Ravi on February 13, 2020

@aguar11,

Happy to help!

Let's take a look at the argument first.

Basically, the argument is saying that because Carl has solved the
smallest percentage of his cases out of anyone on the police force, he
is an incompetent detective.

In looking at this argument, there's a clear problem. What if Carl was
given the most complex cases? The argument is assuming that all cases
are of equal difficulty, but that hasn't been established. If Carl
only solved 1 out of 25 cases, but all of his cases were harder than
any other detective's cases, then we can't conclude that he's
incompetent at his job.

In the answer choices, we're looking for something that touches on
this, providing a reason why Carl's solved a smaller percentage of
cases than his colleagues. Maybe his cases are more challenging, or
maybe they require more time to complete.

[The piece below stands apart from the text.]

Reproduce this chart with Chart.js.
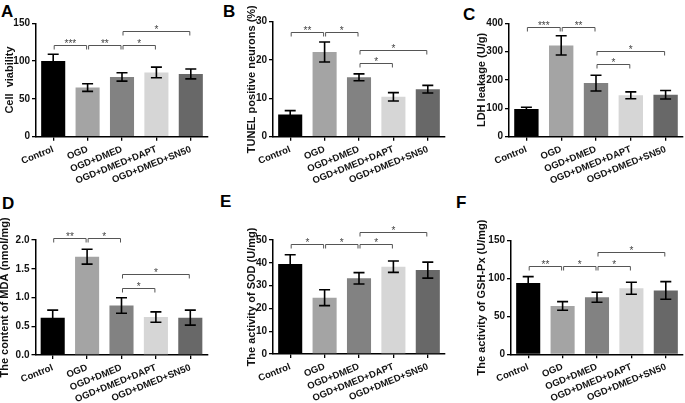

(A) says, "Because the police chief regards Carl as the most capable
detective, she assigns him only the most difficult cases, ones that
others have failed to solve."

(A) looks great. If Carl's cases are so hard that other team members
have not been able to solve them, then it makes a lot of sense that
he's only been able to solve 1 out of 25 over the last couple of
years. His cases are simply more challenging and might take a lot
longer to solve. This matches out anticipation well, and it's the

(D) says, "Carl was previously a detective in a police department in
another city, and in the 4 years he spent there, he solved only 1 out
of 30 crimes."

You said you originally chose this. The problem with (D) is that it's
actually committing the exact same fallacy that the stimulus is
committing. We do not know whether Carl's cases at his past job were
extremely hard to solve or not, so (D) is out.

Does this make sense? Let us know if you have any other questions!

on February 13, 2020

This is totally clear now. Thanks!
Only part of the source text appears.